> [DIRECTIVE]
Write out the entire listing below exactly as it appears, minus any pictures.

-- BEGIN PROVIDED MATERIAL --

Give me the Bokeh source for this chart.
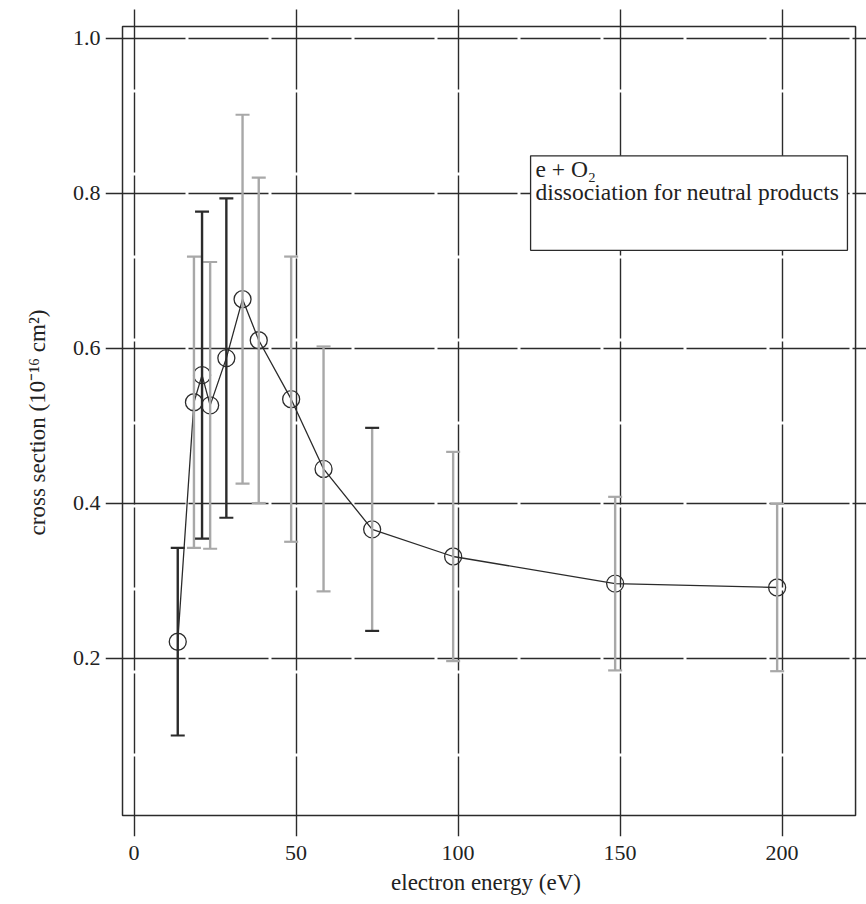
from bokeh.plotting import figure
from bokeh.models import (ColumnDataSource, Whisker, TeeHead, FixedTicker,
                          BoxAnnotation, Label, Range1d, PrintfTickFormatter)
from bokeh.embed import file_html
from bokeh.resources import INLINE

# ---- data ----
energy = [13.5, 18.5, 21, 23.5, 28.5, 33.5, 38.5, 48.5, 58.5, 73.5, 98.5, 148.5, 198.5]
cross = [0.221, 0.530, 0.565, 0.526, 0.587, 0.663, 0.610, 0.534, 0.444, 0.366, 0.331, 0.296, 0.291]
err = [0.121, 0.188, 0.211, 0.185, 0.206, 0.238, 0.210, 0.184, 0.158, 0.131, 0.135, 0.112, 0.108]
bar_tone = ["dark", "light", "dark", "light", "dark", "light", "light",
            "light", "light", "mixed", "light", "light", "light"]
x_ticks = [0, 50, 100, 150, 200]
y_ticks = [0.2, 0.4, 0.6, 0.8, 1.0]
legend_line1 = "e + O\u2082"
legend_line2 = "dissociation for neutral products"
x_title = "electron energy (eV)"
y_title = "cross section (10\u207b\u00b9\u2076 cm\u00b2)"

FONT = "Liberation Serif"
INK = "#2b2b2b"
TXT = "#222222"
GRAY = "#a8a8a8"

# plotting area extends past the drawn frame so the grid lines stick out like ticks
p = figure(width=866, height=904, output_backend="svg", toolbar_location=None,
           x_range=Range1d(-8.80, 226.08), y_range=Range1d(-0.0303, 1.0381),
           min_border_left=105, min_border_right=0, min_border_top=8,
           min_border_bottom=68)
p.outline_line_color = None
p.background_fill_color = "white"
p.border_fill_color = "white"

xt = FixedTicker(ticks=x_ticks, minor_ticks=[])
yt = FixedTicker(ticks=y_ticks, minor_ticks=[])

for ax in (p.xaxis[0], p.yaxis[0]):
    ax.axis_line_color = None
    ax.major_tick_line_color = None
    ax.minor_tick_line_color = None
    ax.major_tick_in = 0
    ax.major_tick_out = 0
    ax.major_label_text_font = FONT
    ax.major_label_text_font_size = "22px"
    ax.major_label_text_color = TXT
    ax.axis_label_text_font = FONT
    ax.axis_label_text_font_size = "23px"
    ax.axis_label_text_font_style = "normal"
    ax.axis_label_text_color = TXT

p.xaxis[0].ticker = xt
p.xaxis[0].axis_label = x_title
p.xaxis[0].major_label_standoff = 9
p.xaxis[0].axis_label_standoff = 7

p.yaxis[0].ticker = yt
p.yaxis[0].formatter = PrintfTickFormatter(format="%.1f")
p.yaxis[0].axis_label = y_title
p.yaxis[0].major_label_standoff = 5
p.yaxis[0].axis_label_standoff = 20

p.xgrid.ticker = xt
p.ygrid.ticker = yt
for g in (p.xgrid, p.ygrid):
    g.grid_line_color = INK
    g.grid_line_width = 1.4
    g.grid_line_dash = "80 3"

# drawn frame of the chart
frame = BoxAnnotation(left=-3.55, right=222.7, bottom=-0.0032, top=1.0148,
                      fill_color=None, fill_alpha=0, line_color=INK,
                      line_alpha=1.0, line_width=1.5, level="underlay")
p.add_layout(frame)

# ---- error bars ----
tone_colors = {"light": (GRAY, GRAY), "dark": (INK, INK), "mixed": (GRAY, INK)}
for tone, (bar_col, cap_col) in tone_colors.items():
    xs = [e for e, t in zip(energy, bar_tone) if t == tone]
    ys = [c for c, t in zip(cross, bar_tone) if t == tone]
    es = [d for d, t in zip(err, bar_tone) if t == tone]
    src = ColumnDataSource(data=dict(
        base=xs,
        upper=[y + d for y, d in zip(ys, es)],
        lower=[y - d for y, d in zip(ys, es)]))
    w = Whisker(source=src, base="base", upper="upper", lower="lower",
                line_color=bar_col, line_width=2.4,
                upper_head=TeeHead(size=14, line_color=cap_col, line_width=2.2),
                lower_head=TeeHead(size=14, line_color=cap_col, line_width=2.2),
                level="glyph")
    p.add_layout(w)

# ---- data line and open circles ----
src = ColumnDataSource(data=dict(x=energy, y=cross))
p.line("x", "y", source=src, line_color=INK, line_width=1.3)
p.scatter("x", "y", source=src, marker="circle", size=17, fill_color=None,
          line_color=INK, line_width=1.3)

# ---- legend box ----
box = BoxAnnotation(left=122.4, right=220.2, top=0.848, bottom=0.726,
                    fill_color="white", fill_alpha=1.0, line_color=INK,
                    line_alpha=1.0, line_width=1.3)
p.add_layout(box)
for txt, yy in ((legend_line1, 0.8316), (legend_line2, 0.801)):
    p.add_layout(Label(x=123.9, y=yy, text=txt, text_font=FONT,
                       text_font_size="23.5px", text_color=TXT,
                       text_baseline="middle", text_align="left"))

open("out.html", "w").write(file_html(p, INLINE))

-- END PROVIDED MATERIAL --

> [ANSWER FOR THIS EXERCISE]
Give me the Bokeh source for this chart.
from bokeh.plotting import figure
from bokeh.models import (ColumnDataSource, Whisker, TeeHead, FixedTicker,
                          BoxAnnotation, Label, Range1d, PrintfTickFormatter)
from bokeh.embed import file_html
from bokeh.resources import INLINE

# ---- data ----
energy = [13.5, 18.5, 21, 23.5, 28.5, 33.5, 38.5, 48.5, 58.5, 73.5, 98.5, 148.5, 198.5]
cross = [0.221, 0.530, 0.565, 0.526, 0.587, 0.663, 0.610, 0.534, 0.444, 0.366, 0.331, 0.296, 0.291]
err = [0.121, 0.188, 0.211, 0.185, 0.206, 0.238, 0.210, 0.184, 0.158, 0.131, 0.135, 0.112, 0.108]
bar_tone = ["dark", "light", "dark", "light", "dark", "light", "light",
            "light", "light", "mixed", "light", "light", "light"]
x_ticks = [0, 50, 100, 150, 200]
y_ticks = [0.2, 0.4, 0.6, 0.8, 1.0]
legend_line1 = "e + O\u2082"
legend_line2 = "dissociation for neutral products"
x_title = "electron energy (eV)"
y_title = "cross section (10\u207b\u00b9\u2076 cm\u00b2)"

FONT = "Liberation Serif"
INK = "#2b2b2b"
TXT = "#222222"
GRAY = "#a8a8a8"

# plotting area extends past the drawn frame so the grid lines stick out like ticks
p = figure(width=866, height=904, output_backend="svg", toolbar_location=None,
           x_range=Range1d(-8.80, 226.08), y_range=Range1d(-0.0303, 1.0381),
           min_border_left=105, min_border_right=0, min_border_top=8,
           min_border_bottom=68)
p.outline_line_color = None
p.background_fill_color = "white"
p.border_fill_color = "white"

xt = FixedTicker(ticks=x_ticks, minor_ticks=[])
yt = FixedTicker(ticks=y_ticks, minor_ticks=[])

for ax in (p.xaxis[0], p.yaxis[0]):
    ax.axis_line_color = None
    ax.major_tick_line_color = None
    ax.minor_tick_line_color = None
    ax.major_tick_in = 0
    ax.major_tick_out = 0
    ax.major_label_text_font = FONT
    ax.major_label_text_font_size = "22px"
    ax.major_label_text_color = TXT
    ax.axis_label_text_font = FONT
    ax.axis_label_text_font_size = "23px"
    ax.axis_label_text_font_style = "normal"
    ax.axis_label_text_color = TXT

p.xaxis[0].ticker = xt
p.xaxis[0].axis_label = x_title
p.xaxis[0].major_label_standoff = 9
p.xaxis[0].axis_label_standoff = 7

p.yaxis[0].ticker = yt
p.yaxis[0].formatter = PrintfTickFormatter(format="%.1f")
p.yaxis[0].axis_label = y_title
p.yaxis[0].major_label_standoff = 5
p.yaxis[0].axis_label_standoff = 20

p.xgrid.ticker = xt
p.ygrid.ticker = yt
for g in (p.xgrid, p.ygrid):
    g.grid_line_color = INK
    g.grid_line_width = 1.4
    g.grid_line_dash = "80 3"

# drawn frame of the chart
frame = BoxAnnotation(left=-3.55, right=222.7, bottom=-0.0032, top=1.0148,
                      fill_color=None, fill_alpha=0, line_color=INK,
                      line_alpha=1.0, line_width=1.5, level="underlay")
p.add_layout(frame)

# ---- error bars ----
tone_colors = {"light": (GRAY, GRAY), "dark": (INK, INK), "mixed": (GRAY, INK)}
for tone, (bar_col, cap_col) in tone_colors.items():
    xs = [e for e, t in zip(energy, bar_tone) if t == tone]
    ys = [c for c, t in zip(cross, bar_tone) if t == tone]
    es = [d for d, t in zip(err, bar_tone) if t == tone]
    src = ColumnDataSource(data=dict(
        base=xs,
        upper=[y + d for y, d in zip(ys, es)],
        lower=[y - d for y, d in zip(ys, es)]))
    w = Whisker(source=src, base="base", upper="upper", lower="lower",
                line_color=bar_col, line_width=2.4,
                upper_head=TeeHead(size=14, line_color=cap_col, line_width=2.2),
                lower_head=TeeHead(size=14, line_color=cap_col, line_width=2.2),
                level="glyph")
    p.add_layout(w)

# ---- data line and open circles ----
src = ColumnDataSource(data=dict(x=energy, y=cross))
p.line("x", "y", source=src, line_color=INK, line_width=1.3)
p.scatter("x", "y", source=src, marker="circle", size=17, fill_color=None,
          line_color=INK, line_width=1.3)

# ---- legend box ----
box = BoxAnnotation(left=122.4, right=220.2, top=0.848, bottom=0.726,
                    fill_color="white", fill_alpha=1.0, line_color=INK,
                    line_alpha=1.0, line_width=1.3)
p.add_layout(box)
for txt, yy in ((legend_line1, 0.8316), (legend_line2, 0.801)):
    p.add_layout(Label(x=123.9, y=yy, text=txt, text_font=FONT,
                       text_font_size="23.5px", text_color=TXT,
                       text_baseline="middle", text_align="left"))

open("out.html", "w").write(file_html(p, INLINE))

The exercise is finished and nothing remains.